Jürgen Girgensohn, 54, Düsseldorfer Kultusminister, avancierte zum Liebling der nordrhein-westfälischen Schuljugend. Seit Girgensohn wegen der bedrohlichen Straßenverhältnisse den Schülern landesweit zwei zusätzliche Schnee-Ferientage verordnete, frachtete die Post waschkörbeweise Fan-Post ins Kultusministerium. »Es ist wie im Märchen, mein Prinz«, bedankte sich eine Zehnjährige bei Girgensohn für den Extraurlaub' eine Gleichaltrige gestand, sie träume nur noch von »Superstar« Jürgen. Unter Schulstreß leidet offenbar eine andere Schülerin, die dem Minister kundtat, er habe sie »für zwei Tage von Depressionen befreit«. Helmut Schmidt, 60, Bundeskanzler, nahm sich bei seiner ersten diesjährigen Pressekonferenz vor Bonner Journalisten am vorvergangenen Freitag ungewöhnlich viel Zeit. Grund: Der Kanzler hatte nach seinen jüngsten Gesprächen auf Jamaika und Guadeloupe erfahren müssen, welch rufschädigende Wirkung es haben kann, wenn Presseleuten keine Zeit zum Fragen eingeräumt wird. Der Berichterstatter des jamaikanischen »Sunday Gleaner«, wie seine Kollegen nur mit kurzen Erklärungen zum Konferenzverlauf abgespeist, hatte den Kanzler beobachtet und vermerkt, daß Schmidt während der Rede des nigerianischen Generals Obasanjo zu etwas Zigarettenähnlichem gegriffen, es zum Munde geführt und dann in seinen Daumen gebissen habe.
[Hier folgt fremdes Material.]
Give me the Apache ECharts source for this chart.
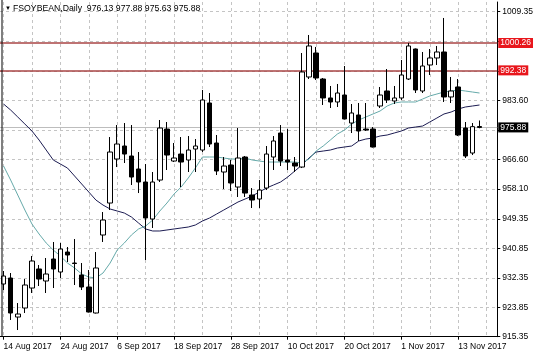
<!DOCTYPE html>
<html>
<head>
<meta charset="utf-8">
<script src="https://cdn.jsdelivr.net/npm/echarts@6/dist/echarts.min.js"></script>
<style>
html,body{margin:0;padding:0;background:#fff;}
#c{width:536px;height:357px;}
</style>
</head>
<body>
<div id="c"></div>
<script>
var symbolName = 'FSOYBEAN,Daily';
var dates = [
 '14 Aug 2017','15 Aug 2017','16 Aug 2017','17 Aug 2017','18 Aug 2017','21 Aug 2017','22 Aug 2017','23 Aug 2017',
 '24 Aug 2017','25 Aug 2017','28 Aug 2017','29 Aug 2017','30 Aug 2017','31 Aug 2017','1 Sep 2017','5 Sep 2017',
 '6 Sep 2017','7 Sep 2017','8 Sep 2017','11 Sep 2017','12 Sep 2017','13 Sep 2017','14 Sep 2017','15 Sep 2017',
 '18 Sep 2017','19 Sep 2017','20 Sep 2017','21 Sep 2017','22 Sep 2017','25 Sep 2017','26 Sep 2017','27 Sep 2017',
 '28 Sep 2017','29 Sep 2017','2 Oct 2017','3 Oct 2017','4 Oct 2017','5 Oct 2017','6 Oct 2017','9 Oct 2017',
 '10 Oct 2017','11 Oct 2017','12 Oct 2017','13 Oct 2017','16 Oct 2017','17 Oct 2017','18 Oct 2017','19 Oct 2017',
 '20 Oct 2017','23 Oct 2017','24 Oct 2017','25 Oct 2017','26 Oct 2017','27 Oct 2017','30 Oct 2017','31 Oct 2017',
 '1 Nov 2017','2 Nov 2017','3 Nov 2017','6 Nov 2017','7 Nov 2017','8 Nov 2017','9 Nov 2017','10 Nov 2017',
 '13 Nov 2017','14 Nov 2017','15 Nov 2017','16 Nov 2017','17 Nov 2017','20 Nov 2017'
];
var opens = [930.59,932.32,921.04,923.65,929.43,934.93,931.46,937.82,934.06,939.84,936.66,933.19,929.72,922.20,
 944.76,954.01,966.74,970.50,967.61,963.85,960.09,949.39,960.66,975.41,966.16,968.18,966.45,969.63,969.34,982.94,
 971.37,962.98,965.00,958.64,967.32,956.33,955.17,958.35,967.32,974.26,966.45,965.58,964.42,990.46,997.40,989.88,
 984.39,983.23,985.25,977.15,979.47,975.41,975.41,982.07,986.41,983.52,984.39,989.88,998.56,986.41,993.93,995.96,
 997.69,984.68,987.57,975.70,968.47,976.13];
var closes = [932.90,922.20,921.91,930.30,937.24,932.03,933.48,934.93,940.71,938.98,936.52,929.72,922.49,935.22,
 949.10,968.76,971.08,968.18,961.53,960.09,949.68,960.09,975.70,967.89,967.03,965.87,969.34,970.50,983.81,971.08,
 963.27,964.71,959.80,967.03,956.90,954.88,957.77,968.18,971.95,966.16,965.87,964.71,991.91,999.43,990.17,984.39,
 983.23,985.83,978.31,980.05,974.84,975.13,970.21,985.25,983.81,984.39,991.04,999.43,986.70,993.64,995.96,997.69,
 984.68,986.41,973.68,967.61,976.10,975.88];
var lows = [928.85,920.18,917.28,922.20,927.99,930.01,927.99,929.43,932.32,936.95,930.30,928.85,922.35,922.06,
 942.74,951.99,964.42,965.58,959.22,956.90,937.53,946.79,960.09,963.56,965.87,958.64,962.98,962.98,968.76,970.21,
 962.11,958.06,957.48,955.75,955.75,952.57,952.57,957.77,963.56,964.71,963.56,962.98,964.13,989.88,989.59,982.36,
 981.49,981.78,978.17,974.26,971.95,974.84,970.07,981.49,982.94,982.65,983.81,989.59,985.83,985.83,991.04,993.93,
 983.23,982.94,973.39,967.03,967.89,975.63];
var highs = [934.35,933.77,925.09,932.03,938.69,936.08,938.11,942.74,942.45,941.29,943.60,936.66,934.64,939.84,
 951.41,973.10,976.57,977.15,976.57,968.76,965.29,962.98,978.02,977.44,971.37,973.10,973.39,972.52,986.70,985.83,
 973.68,967.32,966.45,975.70,967.61,958.35,960.66,970.50,973.39,976.57,975.41,967.32,997.40,1002.61,999.14,990.17,
 987.86,988.44,993.64,982.65,982.94,982.94,975.99,987.57,992.77,987.86,995.38,1000.30,998.70,997.69,998.56,999.43,
 1007.53,990.46,989.88,977.44,977.15,977.88];
var maFast = [964.72,960.66,956.33,951.99,947.94,945.05,942.45,940.42,938.69,936.66,935.22,933.48,932.61,932.32,
 933.77,936.66,940.42,942.45,944.76,946.50,947.36,949.10,951.70,954.01,956.61,958.64,961.24,964.13,967.32,967.32,
 967.32,967.03,966.74,966.74,967.03,966.45,966.16,965.87,965.87,965.87,965.87,965.87,965.58,966.74,969.05,970.50,
 972.23,973.97,975.13,976.86,978.02,978.89,979.76,980.62,982.07,982.94,983.23,983.23,983.23,984.10,984.97,985.54,
 986.12,986.41,986.70,986.41,986.12,985.83];
var maSlow = [982.65,980.91,978.89,976.86,974.84,972.23,969.34,966.45,965.29,964.13,961.82,959.51,957.19,954.88,
 953.43,952.28,951.70,951.12,949.97,948.23,946.50,945.92,945.92,946.21,946.50,946.79,947.07,947.65,948.81,949.68,
 950.84,951.99,953.15,954.30,955.17,956.04,957.19,958.35,959.22,960.09,961.53,963.27,965.00,967.03,968.76,969.05,
 969.34,969.92,970.21,970.50,971.95,972.52,972.81,973.39,973.68,974.26,974.84,975.70,975.99,976.28,977.44,978.60,
 979.76,980.33,981.20,981.78,982.07,982.36];
var levelLines = [1000.26, 992.38];
var lastPrice = 975.88;
var yGridValues = [915.35,923.85,932.35,940.85,949.35,958.10,966.60,975.10,983.60,992.25,1000.80,1009.35];
var yLabelValues = [915.35,923.85,932.35,940.85,949.35,958.10,966.60,983.60,1009.35];

var ohlc = [];
for (var i = 0; i < opens.length; i++) ohlc.push([opens[i], closes[i], lows[i], highs[i]]);
var n = opens.length - 1;
var header = symbolName + '  ' + [opens[n], highs[n], lows[n], closes[n]].map(function(v){return v.toFixed(2);}).join(' ');

var FONT = 'Liberation Sans, Arial, sans-serif';
var chart = echarts.init(document.getElementById('c'), null, {renderer: 'canvas'});
var mlData = levelLines.map(function(v){
  return {yAxis: v, lineStyle: {color: '#a84444', width: 1.5, type: 'solid'},
    label: {backgroundColor: '#e8161c', color: '#fff'}};
});
mlData.push({yAxis: lastPrice, lineStyle: {color: '#bdbdbd', width: 1, type: 'solid'},
  label: {backgroundColor: '#000', color: '#fff'}});

chart.setOption({
  animation: false,
  backgroundColor: '#ffffff',
  grid: {left: -0.575, right: 36, top: 2, bottom: 20.3, containLabel: false},
  graphic: [
    {type: 'line', shape: {x1: 2, y1: 0, x2: 2, y2: 337}, style: {stroke: '#000', lineWidth: 1}, z: 50},
    {type: 'text', left: 5, top: 5, style: {text: '\u25BC', font: '6px ' + FONT, fill: '#000'}, z: 50},
    {type: 'text', left: 13, top: 4, style: {text: header, font: '8.7px ' + FONT, fill: '#000'}, z: 50}
  ],
  xAxis: {
    type: 'category', data: dates, boundaryGap: true,
    axisLine: {lineStyle: {color: '#000', width: 1}},
    axisTick: {show: true, alignWithLabel: true, interval: 7, length: 3, lineStyle: {color: '#000'}},
    axisLabel: {interval: 7, align: 'left', margin: 5, color: '#000', fontSize: 8.5, fontFamily: FONT, hideOverlap: false},
    splitLine: {show: true, interval: 3, alignWithLabel: true, lineStyle: {color: '#c4c4c4', type: [3, 3], width: 1}}
  },
  yAxis: {
    type: 'value', position: 'right', min: 915.35, max: 1012.15, scale: true,
    axisLine: {show: true, lineStyle: {color: '#000', width: 1}},
    axisTick: {show: true, customValues: yGridValues, length: 3, lineStyle: {color: '#000'}},
    axisLabel: {customValues: yLabelValues, margin: 5, color: '#000', fontSize: 8.5, fontFamily: FONT,
      formatter: function(v){return v.toFixed(2);}},
    splitLine: {show: true, lineStyle: {color: '#c4c4c4', type: [3, 3], width: 1}}
  },
  series: [
    {type: 'line', data: maSlow, showSymbol: false, smooth: false, z: 3,
      lineStyle: {color: '#1c1c52', width: 1}},
    {type: 'line', data: maFast, showSymbol: false, smooth: false, z: 3,
      lineStyle: {color: '#66aaaa', width: 1}},
    {type: 'candlestick', data: ohlc, barWidth: 5, z: 4,
      itemStyle: {color: '#ffffff', color0: '#000000', borderColor: '#000000', borderColor0: '#000000', borderWidth: 1},
      markLine: {silent: true, symbol: 'none', animation: false, z: 2,
        label: {position: 'end', distance: 1, fontSize: 8.5, fontFamily: FONT, padding: [1, 2, 0, 2],
          formatter: function(p){return p.value.toFixed(2);}},
        data: mlData}
    }
  ]
});
</script>
</body>
</html>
In Wahrheit, so der Kanzler, habe es sich um den »im Grunde ja sehr einfachen Vorgang des altdeutschen Schnupfens« gehandelt. Die Mär vom daumenbeißenden Kanzler soll nun Pressesprecher Klaus Bölling in einem Leserbrief an den »Sunday Gleaner« wieder zurechtrücken. Zur Information und zum Vergnügen deutschsprachiger Schnupf-Fans hat sich die Pressestelle im Kanzleramt etwas anderes einfallen lassen: einen Bilderbogen nach Art Wilhelm Buschs' auf dem der Bonner Graphiker Thilo Graf Rothkirch den Kanzler »Die Prise« nehmen läßt (Abb.).